Il saisit le moment des dissensions de la République de Genève, et, par de belles promesses, il engagea les exilés à se réfugier chez lui, et plusieurs des mécontents les y suivirent.

Il fit bâtir les premières maisons, et les donna pour un cens perpétuel ; ensuite il prêta de l’argent en rente viagère à ceux qui voulaient bâtir eux-mêmes ; aux uns sur sa tête, à d’autres sur sa tête et sur celle de Mme  Denis.

Son unique objet m’a paru l’agrandissement de ce village ; voilà pourquoi il avait demandé des exemptions d’impôts, et voilà pourquoi il cherchait tous les jours à séduire des ouvriers de Genève pour y établir une manufacture d’horlogerie. Je ne dis pas qu’il ne pensât point à l’argent ; mais je suis persuadé que ce n’était pour lui qu’un objet secondaire.

Les deux jours que je l’ai vu, il portait des souliers de drap blanc, des bas blancs de laine, des culottes rouges, deux gilets avec une robe de chambre et la veste de toile bleue, semée de fleurs jaunes et doublée de jaune ; il portait une perruque grise à trois marteaux, et par-dessus un bonnet de nuit de soie brodé d’or et d’argent.

Il a fait construire, il y a douze ans, son tombeau à côté de son église, en face de son château. Dans l’église, qui est petite, il n’y a rien d’extraordinaire, excepté sur l’autel, où il y a une figure simple en bois doré, sans croix. L’on dit que c’est lui-même, car on prétend qu’il a toujours eu l’idée de faire une religion.

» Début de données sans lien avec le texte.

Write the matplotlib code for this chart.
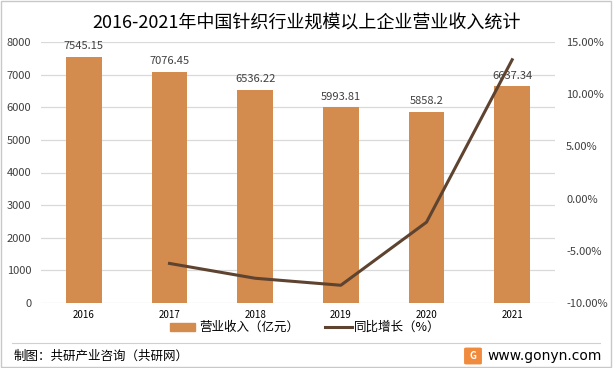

  1. Martin Sherlock, chapelain du comte de Bristol. Lettres d’un voyageur anglais, Genève, 1779, et Neuchâtel, 1781, in-8°. Ces lettres, publiées originairement en français, furent traduites ensuite en anglais, London, 1780, in-4°.
  2. History of Charles V, 1769, 3 vol. in-4°, traduite par Suard, 1771, 2 vol. in-4°.
  3. Son Histoire d’Angleterre, qu’il fit paraître de 1754 à 1761.
  4. Rapin de Thoyras, neveu de Pellisson, auteur d’une Histoire d’Angleterre, 1724, 8 vol. in-4°, souvent louée par Voltaire.
  5. Philippe Dormer Stanhope, comte de Chesterfield, l’auteur des célèbres Letters to his Son, 1774.
  6. John lord Hervey de Seckworth, garde des sceaux sous le ministère Walpole.
  7. Cato, tragédie d’Addison, conçue dans le système français, et représentée en 1713.
  8. Historic Doubts on the life and death of Richard III, 1768. C’est une tentative de réhabilitation de ce prince. Cette édition, faite à Strawberry-Hill, résidence d’Horace Walpole, et où il avait une imprimerie, avait comme frontispice un portrait de Richard III.
  9. Le Père Adam.
  10. Il s’agit ici des Lettres de Ninon de Lenclos au marquis de Sévigné, Paris. 1752, 2 vol. in-12.
  11. King Henry V, acte III, scène iv, et acte V scène ii.
  12. Ces armes étaient : d’azur à trois flammes d’or.